The architecture-first approach
The architecture-first approach starts from a different set of assumptions, shaped by the applied research of field robotics and real-world deployment. This method embraces the complexity of the real world from the start, and rather than control the world to suit the model, people are building the model architecture to suit the world as it is.
The teams building this way are fewer, and they tend to come from a field robotics background rather than from language and vision. FieldAI, started by veterans of NASA's Jet Propulsion Laboratory, Google DeepMind and the DARPA robotics challenges, combines Bayesian methods with modern machine learning in its Field Foundation Models, which have been deployed on hundreds of sites across Europe, Asia and North America.
Waymo has made the same architectural bet in autonomous driving. It has researched pure end-to-end models like EMMA, but its deployed Waymo Foundation Model keeps a structured design with interpretable parts and a Bayesian treatment of uncertainty, so its decisions can be checked and verified across millions of driverless miles on public roads.
The central premise is that the physical world calls for a fundamentally different approach than the digital one, and that more data alone will not get you there. Large language models train on trillions of tokens and still hallucinate. Unlike a chatbot, a robot that hallucinates can do real physical harm.
Bringing AI to the physical world is a much harder architectural problem, one that demands the deepest research and mathematical rigour. The system needs to be grounded in physics, quantify its own uncertainty and act on that uncertainty, gathering more information when it needs to and pulling back when the risk is too high. Picture a robot on a worksite when dust kicks up and obscures the view ahead. A system that understands uncertainty slows down and waits for the air to clear before moving forward, the way a careful person would.
The result is a data-efficient and resilient system that understands how the world works and knows what it doesn’t know. It can adapt to dynamic, unstructured conditions it never encountered in training. And because it assumes nothing about a site, it can be dropped somewhere new, with no prior information or supporting infrastructure, and start working the way a new hire would on their first day.

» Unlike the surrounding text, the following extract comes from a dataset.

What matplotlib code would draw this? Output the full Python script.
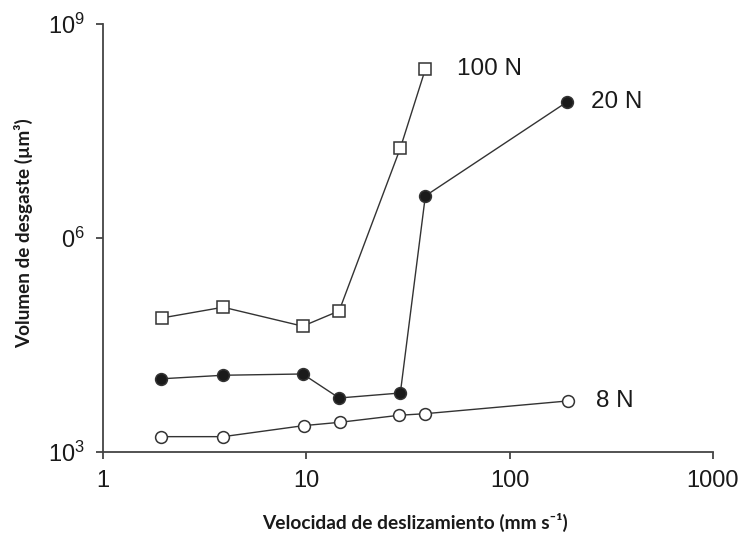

The approach gives customers a level of operational intelligence which sees robots complete long tasks from start to finish, sequence many actions in order and coordinate multiple robots working together. The individual skills still matter, but they are designed around the constraints and imperfections of real world operations from day one rather than adapted later.
Why this matters commercially for robotics companies
My instinct is that operational data compounds in ways synthetic benchmarks and controlled demos don't, and that the organisational know-how you build getting robots to run where they weren't designed to is genuinely hard to replicate from a lab.
An architecture-first system that can deal with uncertainty and adapt to surprises can be put to work now, in real conditions, which is why the teams building this way tend to have more commercial traction.
It also meets customers’ need for operational intelligence that adds value to their existing workflows. And every deployment generates operational data, one of the most scarce and valuable resources in physical AI.
It’s ironic that the approach that needs the least data to get started ends up with the largest amount of high-quality data, the kind with the diversity of conditions and edge cases that only surface in the field. What looks like a head start in architecture is really a head start in deployments and a self-reinforcing data flywheel.
Physical AI is often described as a race. It’s still an open question who the ultimate winners will be, and I won't pretend to know how it resolves. But I know which way the evidence on the ground is pointing.